Written request
Pictures in the data below are not part of the copy; transcribe everything else exactly.

Collected data
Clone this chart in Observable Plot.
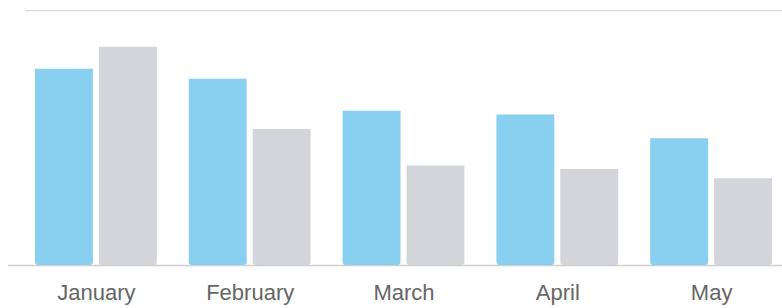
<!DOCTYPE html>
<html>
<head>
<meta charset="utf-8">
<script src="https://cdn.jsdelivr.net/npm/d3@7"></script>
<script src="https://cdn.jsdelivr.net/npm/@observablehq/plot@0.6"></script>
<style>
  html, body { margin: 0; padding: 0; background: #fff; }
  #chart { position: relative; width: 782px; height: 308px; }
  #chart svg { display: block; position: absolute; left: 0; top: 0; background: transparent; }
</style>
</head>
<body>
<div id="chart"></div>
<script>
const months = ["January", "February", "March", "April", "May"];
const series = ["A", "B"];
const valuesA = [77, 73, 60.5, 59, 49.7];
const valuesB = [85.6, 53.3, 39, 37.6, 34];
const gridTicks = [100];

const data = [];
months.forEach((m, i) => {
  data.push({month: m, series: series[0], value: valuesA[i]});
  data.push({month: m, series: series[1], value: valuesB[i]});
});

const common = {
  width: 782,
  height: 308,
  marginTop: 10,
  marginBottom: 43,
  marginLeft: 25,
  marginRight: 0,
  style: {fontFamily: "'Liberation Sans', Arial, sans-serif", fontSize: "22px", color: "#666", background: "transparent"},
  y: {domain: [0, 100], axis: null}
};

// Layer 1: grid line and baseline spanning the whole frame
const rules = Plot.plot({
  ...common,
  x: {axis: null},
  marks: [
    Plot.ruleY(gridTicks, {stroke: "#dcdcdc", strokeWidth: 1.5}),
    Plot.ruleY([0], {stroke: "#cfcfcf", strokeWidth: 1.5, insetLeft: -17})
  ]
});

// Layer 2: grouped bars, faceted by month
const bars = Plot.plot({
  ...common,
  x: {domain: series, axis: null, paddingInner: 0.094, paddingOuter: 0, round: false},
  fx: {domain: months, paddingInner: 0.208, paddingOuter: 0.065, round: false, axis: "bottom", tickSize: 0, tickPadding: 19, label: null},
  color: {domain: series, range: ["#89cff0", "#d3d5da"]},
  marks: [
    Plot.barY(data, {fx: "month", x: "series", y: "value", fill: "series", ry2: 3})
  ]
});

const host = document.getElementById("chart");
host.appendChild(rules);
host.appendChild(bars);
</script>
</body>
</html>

Final result
Clone this chart in Observable Plot.
<!DOCTYPE html>
<html>
<head>
<meta charset="utf-8">
<script src="https://cdn.jsdelivr.net/npm/d3@7"></script>
<script src="https://cdn.jsdelivr.net/npm/@observablehq/plot@0.6"></script>
<style>
  html, body { margin: 0; padding: 0; background: #fff; }
  #chart { position: relative; width: 782px; height: 308px; }
  #chart svg { display: block; position: absolute; left: 0; top: 0; background: transparent; }
</style>
</head>
<body>
<div id="chart"></div>
<script>
const months = ["January", "February", "March", "April", "May"];
const series = ["A", "B"];
const valuesA = [77, 73, 60.5, 59, 49.7];
const valuesB = [85.6, 53.3, 39, 37.6, 34];
const gridTicks = [100];

const data = [];
months.forEach((m, i) => {
  data.push({month: m, series: series[0], value: valuesA[i]});
  data.push({month: m, series: series[1], value: valuesB[i]});
});

const common = {
  width: 782,
  height: 308,
  marginTop: 10,
  marginBottom: 43,
  marginLeft: 25,
  marginRight: 0,
  style: {fontFamily: "'Liberation Sans', Arial, sans-serif", fontSize: "22px", color: "#666", background: "transparent"},
  y: {domain: [0, 100], axis: null}
};

// Layer 1: grid line and baseline spanning the whole frame
const rules = Plot.plot({
  ...common,
  x: {axis: null},
  marks: [
    Plot.ruleY(gridTicks, {stroke: "#dcdcdc", strokeWidth: 1.5}),
    Plot.ruleY([0], {stroke: "#cfcfcf", strokeWidth: 1.5, insetLeft: -17})
  ]
});

// Layer 2: grouped bars, faceted by month
const bars = Plot.plot({
  ...common,
  x: {domain: series, axis: null, paddingInner: 0.094, paddingOuter: 0, round: false},
  fx: {domain: months, paddingInner: 0.208, paddingOuter: 0.065, round: false, axis: "bottom", tickSize: 0, tickPadding: 19, label: null},
  color: {domain: series, range: ["#89cff0", "#d3d5da"]},
  marks: [
    Plot.barY(data, {fx: "month", x: "series", y: "value", fill: "series", ry2: 3})
  ]
});

const host = document.getElementById("chart");
host.appendChild(rules);
host.appendChild(bars);
</script>
</body>
</html>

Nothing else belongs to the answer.